Officials say they have proof the Abu Sayyaf is part of an international network of extremists committed to establishing an Islamic theocracy in the southern Philippines and using the country as a springboard into other Southeast Asian nations.

The military in Zamboanga, the main provincial center some 100 kilometers from Ipil, said they had sent a small force to investigate reported sightings of armed men in a nearby village.

Troops also surrounded a logistics base in Zamboanga city, which was a possible target of rebel attack.

Suspected Moslem rebels also threw two grenades at a police station in another village near Zamboanga, but there were no casualties, police said.

Nervous residents of the Mindanao town of Pagadian also reported seeing armed men in coastal areas, police said. Security forces throughout Mindanao island, some 800 kilometers south of Manila, have been ordered to expect fresh extremist attacks, especially as Easter approaches.

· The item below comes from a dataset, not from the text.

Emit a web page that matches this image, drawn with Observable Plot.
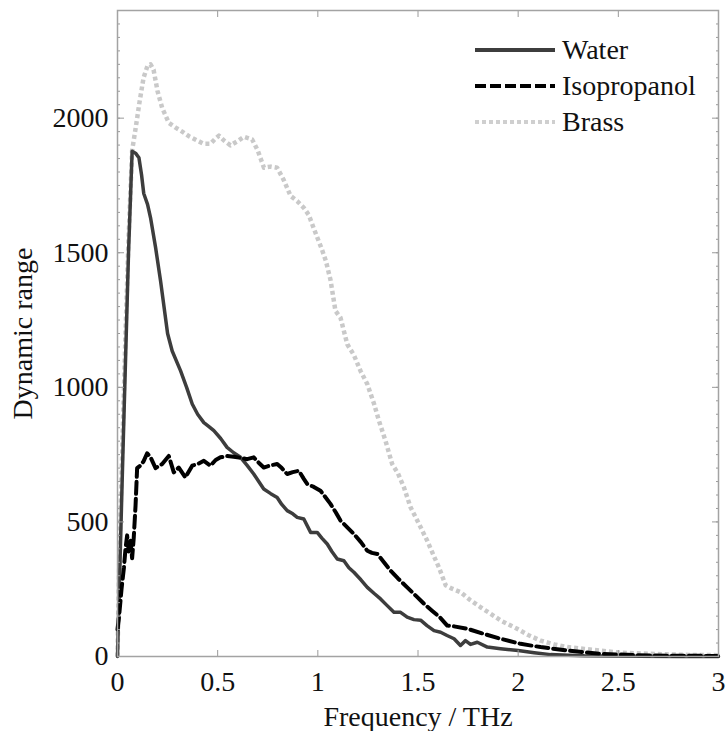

The Philippines' 65 million people are 80 percent Roman Catholic with about five million Moslems living mainly in the south who have for decades complained of discrimination by the Christian majority.

President Fidel Ramos's government has been holding peace talks with the mainstream rebel Moro National Liberation Front (MNLF).

Officials, however, say the Abu Sayyaf and its largely youthful supporters reject the MNLF as too willing to compromise on Moslem religious beliefs.

This new breed of rebels share the theology -- as well as sources of funding -- with fundamentalists in other countries, they say.

Their goal is to provoke war between Christians and Moslems in the south as a prelude to setting up a strict Islamic state.